There is a happy ending: Since then I’ve found more peace with my butt. I found a healthy fitness routine that makes me feel happier not just in my own body but also my mind. I found a healthy appreciation for food. And once I had these down pat and was coming to terms with my unique and special body shape, I found a wonderful man who loves every healthy inch of my body, curves and all. I am one lucky girl.

So it took me back to an ugly place yesterday with what I think was a particularly nasty incident when I went dress shopping. I dropped by a store during my lunch hour to try on a wedding dress and to my shock found The One. It was stunning. I shivered. I knew it was exactly what I’d been looking for.

The sales girl, pleased with herself for helping me to find it, whipped out her measuring tape to take my measurements so we could put in the order. I tried to look away and tune out as she read out numbers for my bust, waist, thighs. She disappeared into the back to do some paperwork. And when she came back, she did something that has stayed with me like seven-cocktail hangover to now as I exorcise the experience on my keyboard: she brought out her size chart, to show me EXACTLY what each of these measurements would be in dress size.

Bust? She pointed to the measurement, then ran her finger over to the size. 0. Waist? She ran her finger over and down; it ran somewhere between a 2 and a 4. And hips?

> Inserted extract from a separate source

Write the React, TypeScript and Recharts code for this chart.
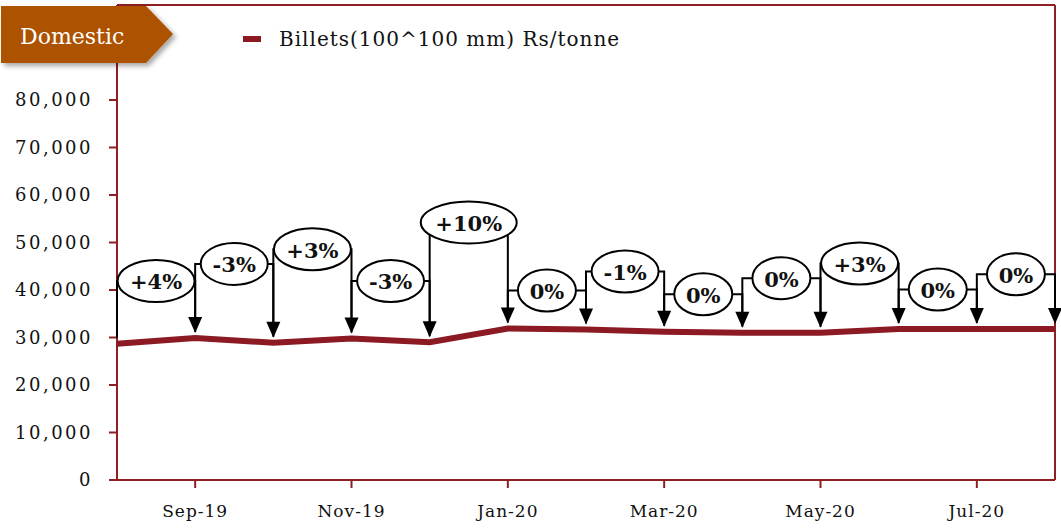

She ran her finger down to my measurement and then over to the size. Somewhere between a 4 and a 6. “So while otherwise you’d be maybe a two or a four, because of your hips, I recommend you get a six. We’ll have to take it in a bunch on the bust and maybe a little on the hips, but it’s better to get it too big than too small.”

It stung. When I left the shop I tried really hard to put it out of mind. But every few moments, all day long, I couldn’t keep it from wandering back.

I felt vain and stilly and ashamed for even caring. But then again, so visually pointing out the big difference in size between my apparently nonexistent boobs and my four-times-larger butt? It hurt me. I couldn’t help but think that this sales girl – who had seen me undress down to just a thong, bare butt up in the air and boobs flopping around as she helped me try on each dress – was, in her own very special way, being petty and cruel. She’s a woman, and she works with naked women all day, so she has to know how hard we all are on our own bodies. So it felt, at least, that she was intentionally trying to hurt my feelings. Am I being ridiculous? Is it wrong to feel shamed?

Here’s how I would have handed it: Take the measurements. Go into the back. Come out and tell my client that she runs somewhere between a 4 and a 6, but that a 6 is best because it’s easier to tailor it down than up. And we work with an amazing seamstress who will make the dress fit like magic. That’s it. No size-chart shaming.

I’m still trying to get a hold of myself, to be the bigger person. I’ll get over it. But for now, I’m trying to come to terms. Mean girls don’t go away, even a decade out of high school. I just wish we as women could all take a step back, recognize that we all have insecurities, no one is perfect, and we’re all our own worst critics, and try to treat each other with a little more compassion. Well that, and I need to be a little less hard on myself.

Update 12/17: I talked with a few  friends who think I overreacted. I thought about taking down this post. But writing it was cathartic. I still think the saleswoman could have been more sensitive. But maybe my anger is really about an outdated size chart that needs to be fixed (who says that 32 inches is a size 0??) than with how one woman treated me.